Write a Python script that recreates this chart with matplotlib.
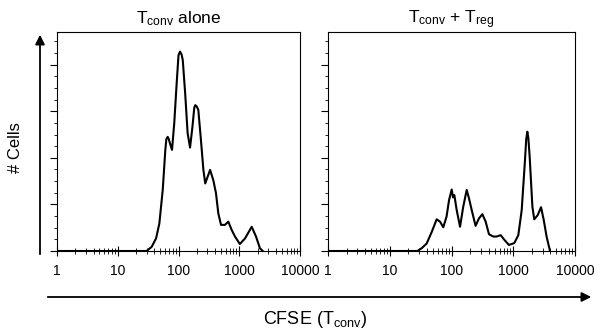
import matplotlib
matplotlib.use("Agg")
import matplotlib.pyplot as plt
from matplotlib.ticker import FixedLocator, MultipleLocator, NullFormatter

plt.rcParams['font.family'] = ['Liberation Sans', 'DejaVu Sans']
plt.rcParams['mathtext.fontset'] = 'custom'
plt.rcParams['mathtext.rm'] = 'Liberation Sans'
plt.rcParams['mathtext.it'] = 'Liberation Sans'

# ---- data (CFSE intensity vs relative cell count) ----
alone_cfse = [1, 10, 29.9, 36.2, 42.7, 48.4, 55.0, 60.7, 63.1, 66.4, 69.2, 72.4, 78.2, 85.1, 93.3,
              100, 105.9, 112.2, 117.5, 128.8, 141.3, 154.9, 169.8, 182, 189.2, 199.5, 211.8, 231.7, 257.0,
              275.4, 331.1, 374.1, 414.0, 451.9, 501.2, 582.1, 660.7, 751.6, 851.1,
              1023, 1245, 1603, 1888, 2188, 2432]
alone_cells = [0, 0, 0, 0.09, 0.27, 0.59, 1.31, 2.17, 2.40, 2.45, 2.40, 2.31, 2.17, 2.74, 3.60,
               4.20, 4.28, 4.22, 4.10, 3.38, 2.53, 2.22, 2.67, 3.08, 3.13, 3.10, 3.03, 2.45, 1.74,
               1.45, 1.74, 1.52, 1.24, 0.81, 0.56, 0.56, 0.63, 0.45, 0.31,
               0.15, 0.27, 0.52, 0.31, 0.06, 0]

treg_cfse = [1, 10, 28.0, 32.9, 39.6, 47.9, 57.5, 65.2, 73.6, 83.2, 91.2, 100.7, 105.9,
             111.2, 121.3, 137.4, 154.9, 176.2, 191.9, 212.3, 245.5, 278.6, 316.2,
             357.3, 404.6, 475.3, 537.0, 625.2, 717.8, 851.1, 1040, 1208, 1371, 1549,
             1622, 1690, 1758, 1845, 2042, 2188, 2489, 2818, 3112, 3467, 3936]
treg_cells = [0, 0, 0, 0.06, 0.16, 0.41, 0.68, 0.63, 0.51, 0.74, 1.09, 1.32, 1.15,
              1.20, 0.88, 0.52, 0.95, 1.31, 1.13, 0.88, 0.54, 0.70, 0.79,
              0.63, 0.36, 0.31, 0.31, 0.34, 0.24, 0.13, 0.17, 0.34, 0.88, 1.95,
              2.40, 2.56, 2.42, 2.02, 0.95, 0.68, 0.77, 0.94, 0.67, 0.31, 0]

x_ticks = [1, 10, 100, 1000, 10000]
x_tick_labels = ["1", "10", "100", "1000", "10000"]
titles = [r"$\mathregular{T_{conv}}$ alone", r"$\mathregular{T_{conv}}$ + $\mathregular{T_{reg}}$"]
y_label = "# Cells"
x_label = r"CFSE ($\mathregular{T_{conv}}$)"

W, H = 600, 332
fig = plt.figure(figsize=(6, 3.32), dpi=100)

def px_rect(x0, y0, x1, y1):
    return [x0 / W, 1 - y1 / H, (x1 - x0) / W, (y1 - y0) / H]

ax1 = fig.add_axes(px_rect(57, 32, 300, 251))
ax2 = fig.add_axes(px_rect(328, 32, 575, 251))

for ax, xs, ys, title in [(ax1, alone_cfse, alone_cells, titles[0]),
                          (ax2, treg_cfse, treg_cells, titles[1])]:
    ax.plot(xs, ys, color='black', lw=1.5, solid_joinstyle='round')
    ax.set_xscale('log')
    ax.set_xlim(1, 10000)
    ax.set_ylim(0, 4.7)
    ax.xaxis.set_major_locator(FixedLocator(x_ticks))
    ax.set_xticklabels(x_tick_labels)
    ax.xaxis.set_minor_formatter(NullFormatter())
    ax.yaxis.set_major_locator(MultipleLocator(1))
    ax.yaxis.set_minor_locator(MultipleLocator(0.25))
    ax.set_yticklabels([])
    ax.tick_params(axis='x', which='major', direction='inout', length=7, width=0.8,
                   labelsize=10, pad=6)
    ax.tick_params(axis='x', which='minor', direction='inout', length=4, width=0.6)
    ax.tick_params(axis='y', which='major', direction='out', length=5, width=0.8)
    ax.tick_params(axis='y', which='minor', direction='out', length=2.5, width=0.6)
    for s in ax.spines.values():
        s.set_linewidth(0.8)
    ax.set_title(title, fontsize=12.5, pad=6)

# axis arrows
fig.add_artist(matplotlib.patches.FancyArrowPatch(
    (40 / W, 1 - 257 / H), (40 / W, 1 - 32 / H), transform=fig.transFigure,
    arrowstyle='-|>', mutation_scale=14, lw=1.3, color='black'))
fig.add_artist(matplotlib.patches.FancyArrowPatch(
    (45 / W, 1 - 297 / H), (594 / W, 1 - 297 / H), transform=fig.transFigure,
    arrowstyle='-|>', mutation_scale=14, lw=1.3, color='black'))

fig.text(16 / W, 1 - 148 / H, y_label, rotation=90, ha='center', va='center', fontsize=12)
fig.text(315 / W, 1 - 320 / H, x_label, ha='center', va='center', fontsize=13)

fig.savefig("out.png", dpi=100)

-------

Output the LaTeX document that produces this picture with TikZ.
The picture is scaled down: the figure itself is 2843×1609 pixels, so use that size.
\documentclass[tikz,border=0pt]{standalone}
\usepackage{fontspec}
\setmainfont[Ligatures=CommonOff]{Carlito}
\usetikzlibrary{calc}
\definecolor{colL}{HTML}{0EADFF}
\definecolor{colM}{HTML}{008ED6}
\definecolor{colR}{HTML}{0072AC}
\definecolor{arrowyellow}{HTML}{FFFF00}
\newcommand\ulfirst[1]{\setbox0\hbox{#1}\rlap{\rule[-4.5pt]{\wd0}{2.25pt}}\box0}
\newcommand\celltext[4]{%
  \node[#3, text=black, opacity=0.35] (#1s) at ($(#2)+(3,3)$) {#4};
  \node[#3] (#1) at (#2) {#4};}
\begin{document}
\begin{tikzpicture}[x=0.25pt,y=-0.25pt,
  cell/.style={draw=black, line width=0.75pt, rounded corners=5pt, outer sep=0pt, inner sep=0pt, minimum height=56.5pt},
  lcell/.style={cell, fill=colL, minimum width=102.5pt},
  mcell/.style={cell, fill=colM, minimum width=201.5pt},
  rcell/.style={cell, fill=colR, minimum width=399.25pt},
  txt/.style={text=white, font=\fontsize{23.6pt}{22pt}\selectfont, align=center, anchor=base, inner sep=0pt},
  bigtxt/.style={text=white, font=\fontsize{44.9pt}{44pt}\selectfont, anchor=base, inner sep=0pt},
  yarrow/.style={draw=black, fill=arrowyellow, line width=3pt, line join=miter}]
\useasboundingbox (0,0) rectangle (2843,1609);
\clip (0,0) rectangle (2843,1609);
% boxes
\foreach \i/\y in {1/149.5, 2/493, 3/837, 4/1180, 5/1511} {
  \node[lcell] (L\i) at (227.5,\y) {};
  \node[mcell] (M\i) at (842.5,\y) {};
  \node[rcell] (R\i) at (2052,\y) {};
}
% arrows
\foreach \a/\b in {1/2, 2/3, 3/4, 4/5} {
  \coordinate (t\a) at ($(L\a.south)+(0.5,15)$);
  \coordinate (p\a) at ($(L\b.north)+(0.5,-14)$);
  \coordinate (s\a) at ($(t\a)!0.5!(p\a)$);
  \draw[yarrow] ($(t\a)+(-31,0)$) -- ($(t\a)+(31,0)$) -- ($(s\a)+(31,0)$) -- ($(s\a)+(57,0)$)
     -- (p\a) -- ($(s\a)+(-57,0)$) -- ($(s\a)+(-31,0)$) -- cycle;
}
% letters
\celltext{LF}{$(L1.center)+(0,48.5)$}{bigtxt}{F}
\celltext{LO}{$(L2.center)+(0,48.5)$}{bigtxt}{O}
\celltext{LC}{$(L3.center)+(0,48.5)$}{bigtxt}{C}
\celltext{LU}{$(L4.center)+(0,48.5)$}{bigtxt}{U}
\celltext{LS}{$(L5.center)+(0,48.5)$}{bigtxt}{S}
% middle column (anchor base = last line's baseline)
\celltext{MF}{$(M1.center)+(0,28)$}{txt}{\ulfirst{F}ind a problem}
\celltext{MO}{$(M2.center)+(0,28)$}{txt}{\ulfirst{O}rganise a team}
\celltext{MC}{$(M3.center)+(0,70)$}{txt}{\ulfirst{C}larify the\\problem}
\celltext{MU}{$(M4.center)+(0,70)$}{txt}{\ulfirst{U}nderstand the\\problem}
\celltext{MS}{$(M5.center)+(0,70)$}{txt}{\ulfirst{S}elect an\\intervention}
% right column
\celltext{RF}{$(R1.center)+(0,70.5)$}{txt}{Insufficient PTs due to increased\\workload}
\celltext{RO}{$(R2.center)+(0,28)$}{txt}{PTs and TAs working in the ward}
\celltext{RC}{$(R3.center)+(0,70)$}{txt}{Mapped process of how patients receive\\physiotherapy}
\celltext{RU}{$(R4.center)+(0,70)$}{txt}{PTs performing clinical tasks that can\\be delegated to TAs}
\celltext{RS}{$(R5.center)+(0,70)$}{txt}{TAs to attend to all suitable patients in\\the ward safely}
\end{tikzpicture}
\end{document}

-------

_STATED GOAL_
From the line containing "Write a Python" through the line containing "0.15, 0.27, 0.52, 0.31, 0.06, 0]", copy every line above exactly, without pictures.

_COMPLETE RESPONSE_
Write a Python script that recreates this chart with matplotlib.
import matplotlib
matplotlib.use("Agg")
import matplotlib.pyplot as plt
from matplotlib.ticker import FixedLocator, MultipleLocator, NullFormatter

plt.rcParams['font.family'] = ['Liberation Sans', 'DejaVu Sans']
plt.rcParams['mathtext.fontset'] = 'custom'
plt.rcParams['mathtext.rm'] = 'Liberation Sans'
plt.rcParams['mathtext.it'] = 'Liberation Sans'

# ---- data (CFSE intensity vs relative cell count) ----
alone_cfse = [1, 10, 29.9, 36.2, 42.7, 48.4, 55.0, 60.7, 63.1, 66.4, 69.2, 72.4, 78.2, 85.1, 93.3,
              100, 105.9, 112.2, 117.5, 128.8, 141.3, 154.9, 169.8, 182, 189.2, 199.5, 211.8, 231.7, 257.0,
              275.4, 331.1, 374.1, 414.0, 451.9, 501.2, 582.1, 660.7, 751.6, 851.1,
              1023, 1245, 1603, 1888, 2188, 2432]
alone_cells = [0, 0, 0, 0.09, 0.27, 0.59, 1.31, 2.17, 2.40, 2.45, 2.40, 2.31, 2.17, 2.74, 3.60,
               4.20, 4.28, 4.22, 4.10, 3.38, 2.53, 2.22, 2.67, 3.08, 3.13, 3.10, 3.03, 2.45, 1.74,
               1.45, 1.74, 1.52, 1.24, 0.81, 0.56, 0.56, 0.63, 0.45, 0.31,
               0.15, 0.27, 0.52, 0.31, 0.06, 0]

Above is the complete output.